Islam sangat melarang adanya bunga (riba) dalam kegiatan ekonomi, selain diharamkan oleh Allah juga dapat menyebabkan ketidakadilan dalam ekonomi serta membatasi eksploitasi dalam transaksi bisnis adalah pelarangan semua bentuk upaya “memperkaya diri secara tidak sah (aql amwal al-nas bi al-batil). Al-qur’an dengan tegas memerintahkan kaum muslimin untuk tidak saling berebut harta secara batil atau dengan cara yang tidak dapat dibenarkan, sebagaimana firman Allah SWT  dalam surat al-Baqarah ayat 188 yang berbunyi :

 وَلاَ تَأْكُلُوا أَمْوَالَكُم بَيْنَكُم بِالْبَاطِلِ وَتُدْلُوا بِهَا إِلَى الْحُكَّامِ لِتَأْكُلُوا فَرِيقًا مِّنْ أَمْوَالِ النَّاسِ بِاْلإِثْمِ وَأَنتُمْ تَعْلَمُونَ {البقرة: 188}

“Dan janganlah sebahagian kamu memakan harta sebahagian yang lain di antara kamu dengan jalan yang bathil dan (janganlah) kamu membawa (urusan) harta itu kepada hakim, supaya kamu dapat memakan sebahagian daripada harta benda orang lain itu dengan (jalan berbuat) dosa, Padahal kamu mengetahui.”  
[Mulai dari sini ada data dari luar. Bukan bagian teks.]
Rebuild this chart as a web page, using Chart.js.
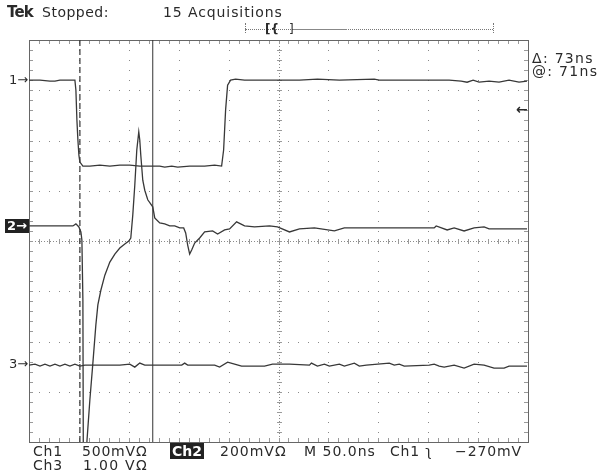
<!DOCTYPE html>
<html>
<head>
<meta charset="utf-8">
<script src="https://cdn.jsdelivr.net/npm/chart.js@4.4.0/dist/chart.umd.min.js"></script>
<style>
  body { margin: 0; background: #fff; }
  #wrap { position: relative; width: 599px; height: 475px; background: #fff; overflow: hidden; }
  #scope { position: absolute; left: 0; top: 0; }
  .t { position: absolute; white-space: pre; color: #2a2a2a; font-family: "DejaVu Sans", sans-serif; font-size: 14px; line-height: 14px; }
  .inv { background: #222; color: #fff; }
  .dot { position: absolute; border-color: #777; border-style: dotted; border-width: 0; }
</style>
</head>
<body>
<div id="wrap">
  <canvas id="scope" width="599" height="475"></canvas>

  <div class="t" style="left:7px;top:5px;font-size:15px;line-height:15px;font-weight:bold;letter-spacing:-0.8px;">Tek</div>
  <div class="t" style="left:42px;top:5px;letter-spacing:0.5px;">Stopped:</div>
  <div class="t" style="left:163px;top:5px;letter-spacing:0.9px;">15 Acquisitions</div>

  <div class="dot" style="left:245px;top:29px;width:248px;border-top-width:1px;"></div>
  <div style="position:absolute;left:293px;top:29px;width:54px;border-top:1px solid #888;"></div>
  <div class="dot" style="left:245px;top:23px;height:10px;border-left-width:1px;"></div>
  <div class="dot" style="left:493px;top:23px;height:10px;border-left-width:1px;"></div>
  <div class="t" style="left:265px;top:22px;font-size:12px;font-weight:bold;">[{</div>
  <div class="t" style="left:289px;top:22px;font-size:12px;">]</div>

  <div class="t" style="left:532px;top:51px;letter-spacing:1.3px;">Δ: 73ns</div>
  <div class="t" style="left:532px;top:64px;letter-spacing:1.3px;">@: 71ns</div>
  <div class="t" style="left:516px;top:102px;font-weight:bold;">←</div>

  <div class="t" style="left:9px;top:73px;font-size:13px;">1→</div>
  <div class="t inv" style="left:5px;top:219px;padding:0 2px;font-size:13px;font-weight:bold;">2→</div>
  <div class="t" style="left:9px;top:357px;font-size:13px;">3→</div>

  <div class="t" style="left:33px;top:444px;letter-spacing:0.8px;">Ch1</div>
  <div class="t" style="left:82px;top:444px;letter-spacing:0.8px;">500mVΩ</div>
  <div class="t inv" style="left:170px;top:443px;padding:1px 2px;font-weight:bold;">Ch2</div>
  <div class="t" style="left:220px;top:444px;letter-spacing:1px;">200mVΩ</div>
  <div class="t" style="left:304px;top:444px;letter-spacing:1px;">M 50.0ns</div>
  <div class="t" style="left:390px;top:444px;letter-spacing:0.8px;">Ch1 ʅ</div>
  <div class="t" style="left:455px;top:444px;letter-spacing:0.9px;">−270mV</div>
  <div class="t" style="left:33px;top:458px;letter-spacing:0.8px;">Ch3</div>
  <div class="t" style="left:83px;top:458px;letter-spacing:1.3px;">1.00 VΩ</div>
</div>

<script>
// time in ns from the left edge of the screen, level in screen divisions from centre
var ch1T = [0, 11, 21, 26, 31, 41, 46, 47, 48, 49, 50, 51, 54, 61, 71, 81, 91, 101, 111, 121, 131, 136, 143, 149, 161, 176, 186, 193,
            195, 197, 199, 202, 207, 216, 231, 271, 289, 311, 346, 351, 421, 433, 439, 445, 451, 461, 471, 481, 491, 499];
var ch1V = [3.20, 3.20, 3.18, 3.18, 3.20, 3.20, 3.20, 3.00, 2.41, 2.01, 1.71, 1.57, 1.49, 1.49, 1.51, 1.49, 1.51, 1.51, 1.49, 1.49, 1.49, 1.47, 1.49, 1.47, 1.49, 1.49, 1.51, 1.49,
            1.81, 2.61, 3.10, 3.20, 3.22, 3.20, 3.20, 3.20, 3.22, 3.20, 3.22, 3.20, 3.20, 3.18, 3.16, 3.20, 3.16, 3.18, 3.16, 3.20, 3.16, 3.18];

var ch2T = [0, 21, 44, 47, 50, 52, 53, 54, 54.5, 57, 58, 61, 64, 67, 69, 72, 76, 81, 86, 91, 96, 100, 102, 104, 106, 108, 110, 111, 112,
            114, 116, 119, 124, 126, 131, 136, 141, 146, 151, 155, 157, 159, 161, 163, 166, 171, 176, 184, 189, 196, 201, 208, 216, 226,
            241, 249, 261, 271, 286, 306, 316, 406, 408, 419, 426, 436, 446, 456, 461, 499];
var ch2V = [0.30, 0.30, 0.30, 0.34, 0.28, 0.18, 0.02, -1.17, -4.76, -4.76, -4.00, -3.16, -2.43, -1.67, -1.27, -0.98, -0.68, -0.42, -0.26, -0.14, -0.06, 0.00, 0.06, 0.52, 1.11, 1.81, 2.17, 2.01, 1.71,
            1.21, 1.01, 0.82, 0.68, 0.46, 0.36, 0.34, 0.30, 0.30, 0.26, 0.26, 0.16, -0.08, -0.26, -0.18, -0.04, 0.06, 0.18, 0.20, 0.14, 0.22, 0.24, 0.38, 0.30, 0.28,
            0.30, 0.28, 0.18, 0.24, 0.26, 0.20, 0.26, 0.26, 0.30, 0.22, 0.26, 0.20, 0.26, 0.28, 0.24, 0.24];

var ch3T = [0, 6, 11, 16, 21, 26, 31, 36, 41, 46, 51, 56, 71, 91, 101, 106, 111, 116, 153, 156, 159, 186, 191, 199, 206, 213, 236, 244,
            261, 281, 283, 289, 296, 301, 311, 316, 326, 331, 338, 361, 366, 371, 376, 401, 406, 411, 416, 426, 436, 446, 456, 466, 476, 481, 499];
var ch3V = [-2.47, -2.45, -2.49, -2.45, -2.49, -2.45, -2.49, -2.45, -2.49, -2.45, -2.49, -2.47, -2.47, -2.47, -2.45, -2.51, -2.43, -2.47, -2.47, -2.43, -2.47, -2.47, -2.51, -2.41, -2.45, -2.49, -2.49, -2.45,
            -2.45, -2.47, -2.43, -2.49, -2.45, -2.49, -2.45, -2.49, -2.43, -2.49, -2.47, -2.43, -2.47, -2.45, -2.49, -2.47, -2.45, -2.49, -2.51, -2.47, -2.53, -2.45, -2.47, -2.53, -2.53, -2.49, -2.49];

// cursor positions (ns)
var cursorA = 51;
var cursorB = 124;

var xDivs = 10, yDivs = 8, nsPerDiv = 50;

function pts(t, v) {
    return t.map(function (x, i) { return {x: x, y: v[i]}; });
}

var trace = {borderColor: '#383838', borderWidth: 1.3, pointRadius: 0, tension: 0, fill: false};

var graticule = {
    id: 'graticule',
    beforeDatasetsDraw: function (chart) {
        var ctx = chart.ctx, xs = chart.scales.x, ys = chart.scales.y;
        var a = chart.chartArea;
        ctx.save();
        ctx.fillStyle = '#8a8a8a';
        // dotted division lines
        for (var i = 1; i < xDivs; i++) {
            var px = Math.round(xs.getPixelForValue(i * nsPerDiv));
            for (var j = 0; j <= yDivs * 5; j++) {
                var py = Math.round(ys.getPixelForValue(-4 + j / 5));
                ctx.fillRect(px, py, 1, 1);
            }
        }
        for (var j = 1; j < yDivs; j++) {
            var py = Math.round(ys.getPixelForValue(-4 + j));
            for (var i = 0; i <= xDivs * 5; i++) {
                var px = Math.round(xs.getPixelForValue(i * nsPerDiv / 5));
                ctx.fillRect(px, py, 1, 1);
            }
        }
        // centre lines with minor ticks
        var cx = Math.round(xs.getPixelForValue(xDivs / 2 * nsPerDiv));
        var cy = Math.round(ys.getPixelForValue(0));
        for (var y = a.top; y < a.bottom; y += 3) ctx.fillRect(cx, y, 1, 1);
        for (var x = a.left; x < a.right; x += 3) ctx.fillRect(x, cy, 1, 1);
        ctx.fillStyle = '#9a9a9a';
        for (var i = 0; i <= xDivs * 5; i++) {
            var px = Math.round(xs.getPixelForValue(i * nsPerDiv / 5));
            ctx.fillRect(px, cy - 2, 1, 5);
            ctx.fillRect(px, a.top, 1, 4);
            ctx.fillRect(px, a.bottom - 4, 1, 4);
        }
        for (var j = 0; j <= yDivs * 5; j++) {
            var py = Math.round(ys.getPixelForValue(-4 + j / 5));
            ctx.fillRect(cx - 2, py, 5, 1);
            ctx.fillRect(a.left, py, 4, 1);
            ctx.fillRect(a.right - 4, py, 4, 1);
        }
        // frame
        ctx.strokeStyle = '#666';
        ctx.lineWidth = 1;
        ctx.strokeRect(a.left + 0.5, a.top + 0.5, a.right - a.left, a.bottom - a.top);
        ctx.restore();
    }
};

new Chart(document.getElementById('scope'), {
    type: 'line',
    data: {
        datasets: [
            Object.assign({label: 'Ch1', data: pts(ch1T, ch1V)}, trace),
            Object.assign({label: 'Ch2', data: pts(ch2T, ch2V)}, trace),
            Object.assign({label: 'Ch3', data: pts(ch3T, ch3V)}, trace),
            {label: 'cursor1', data: [{x: cursorA, y: -4}, {x: cursorA, y: 4}], borderColor: '#333', borderWidth: 1.2, borderDash: [6, 3], pointRadius: 0},
            {label: 'cursor2', data: [{x: cursorB, y: -4}, {x: cursorB, y: 4}], borderColor: '#333', borderWidth: 1, pointRadius: 0}
        ]
    },
    options: {
        responsive: false,
        animation: false,
        events: [],
        layout: {padding: {left: 29, top: 40, right: 71, bottom: 33}},
        scales: {
            x: {type: 'linear', min: 0, max: xDivs * nsPerDiv, display: false},
            y: {type: 'linear', min: -4, max: 4, display: false}
        },
        plugins: {legend: {display: false}, tooltip: {enabled: false}}
    },
    plugins: [graticule]
});
</script>
</body>
</html>
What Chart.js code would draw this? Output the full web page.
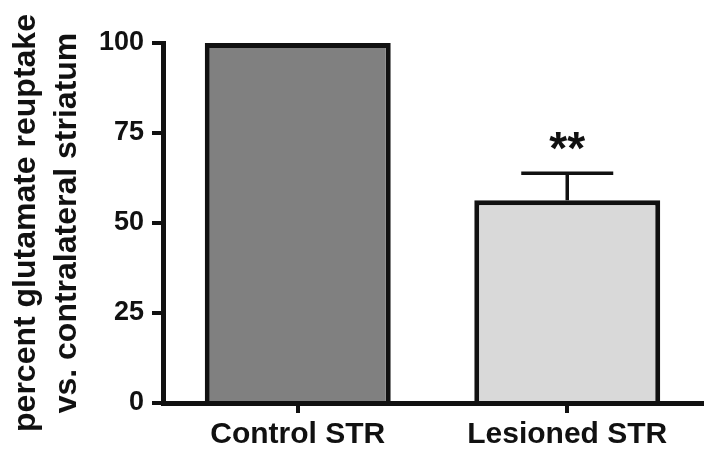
<!DOCTYPE html>
<html>
<head>
<meta charset="utf-8">
<script src="https://cdn.jsdelivr.net/npm/chart.js@4"></script>
<style>
  html, body { margin: 0; padding: 0; background: #fff; }
  #wrap { width: 714px; height: 458px; }
</style>
</head>
<body>
<div id="wrap"><canvas id="uptake"></canvas></div>
<script>
var categories = ['Control STR', 'Lesioned STR'];
var values = [100, 56.3];
var errors = [0, 7.5];
var marks = ['', '**'];
var barColors = ['#808080', '#d9d9d9'];
var yTicks = [0, 25, 50, 75, 100];
var yTitle = ['percent glutamate reuptake', 'vs. contralateral striatum'];

var ink = '#111111';

// error bars and significance stars, placed through the chart's scales
var errorBars = {
    id: 'errorBars',
    afterDatasetsDraw: function (chart) {
        var ctx = chart.ctx;
        var xs = chart.scales.x, ys = chart.scales.y;
        ctx.save();
        ctx.strokeStyle = ink;
        ctx.fillStyle = ink;
        ctx.lineWidth = 3.5;
        for (var i = 0; i < values.length; i++) {
            var cx = xs.getPixelForValue(i);
            var top = ys.getPixelForValue(values[i] + errors[i]);
            if (errors[i] > 0) {
                ctx.beginPath();
                ctx.moveTo(cx, ys.getPixelForValue(values[i]));
                ctx.lineTo(cx, top);
                ctx.moveTo(cx - 46, top);
                ctx.lineTo(cx + 46, top);
                ctx.stroke();
            }
            if (marks[i]) {
                ctx.font = 'bold 46px "Liberation Sans", Arial, sans-serif';
                ctx.textAlign = 'center';
                ctx.textBaseline = 'alphabetic';
                ctx.fillText(marks[i], cx, top - 9);
            }
        }
        ctx.restore();
    }
};

Chart.defaults.font.family = '"Liberation Sans", Arial, sans-serif';
Chart.defaults.color = ink;

var ctx = document.getElementById('uptake');
var myChart = new Chart(ctx, {
    type: 'bar',
    data: {
        labels: categories,
        datasets: [{
            data: values,
            backgroundColor: barColors,
            borderColor: ink,
            borderWidth: 5,
            borderSkipped: 'bottom',
            barPercentage: 0.69,
            categoryPercentage: 1.0
        }]
    },
    options: {
        responsive: true,
        maintainAspectRatio: false,
        animation: false,
        layout: { padding: { top: 43, right: 12, left: 0, bottom: 0 } },
        plugins: {
            legend: { display: false },
            tooltip: { enabled: false }
        },
        scales: {
            x: {
                grid: {
                    display: true,
                    drawOnChartArea: false,
                    offset: false,
                    tickLength: 10,
                    lineWidth: 4,
                    color: ink
                },
                border: { display: true, width: 5, color: ink },
                ticks: {
                    padding: 4,
                    font: { size: 30, weight: 'bold' },
                    color: ink
                },
                afterFit: function (scale) { scale.height = 55; }
            },
            y: {
                min: 0,
                max: 100,
                afterBuildTicks: function (scale) {
                    scale.ticks = yTicks.map(function (v) { return { value: v }; });
                },
                grid: {
                    display: true,
                    drawOnChartArea: false,
                    tickLength: 11,
                    lineWidth: 4,
                    color: ink
                },
                border: { display: true, width: 5, color: ink },
                ticks: {
                    padding: 8,
                    font: { size: 27, weight: 'bold' },
                    color: ink
                },
                title: {
                    display: true,
                    text: yTitle,
                    font: { size: 32, weight: 'bold', lineHeight: 1.28 },
                    color: ink,
                    padding: { top: 6, bottom: 0 }
                },
                afterFit: function (scale) { scale.width = 163; }
            }
        }
    },
    plugins: [errorBars]
});
</script>
</body>
</html>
Islam juga sangat melarang uang dijadikan sebagai alat komoditas, Jauh sebelumnya, Imam al-Ghazali telah memperingatkan bahwa “Memperdagangkan uang ibarat memenjarakan fungsi uang, jika banyak uang yang diperdagangkan, niscaya tinggal sedikit uang yang dapat berfungsi sebagai uang”.
Dengan demikian, dalam konsep Islam, uang tidak termasuk dalam fungsi utilitas karena manfaat yang didapatkan bukan dari uang itu secara langsung, melainkan dari fungsinya sebagai perantara untuk mengubah suatu barang menjadi barang yang lain. Dampak berubahnya fungsi uang dari sebagai alat tukar dan satuan nilai mejadi komoditi dapat dirasakan saat ini, yang dikenal dengan teori “Bubble Gum Economic”.
Meskipun mata uang sekarang bukanlah dalam bentuk dinar dan dirham tidak menutup kemungkinan kebijakan moneter islam dapat dilaksanakan. Seiring dengan berjalannya waktu kebijakan ini diharapkan bisa membantu masyarakat dalam mencapai kesejahteraan, keberkahan dalam hidup, dan mencapai falah. Semoga.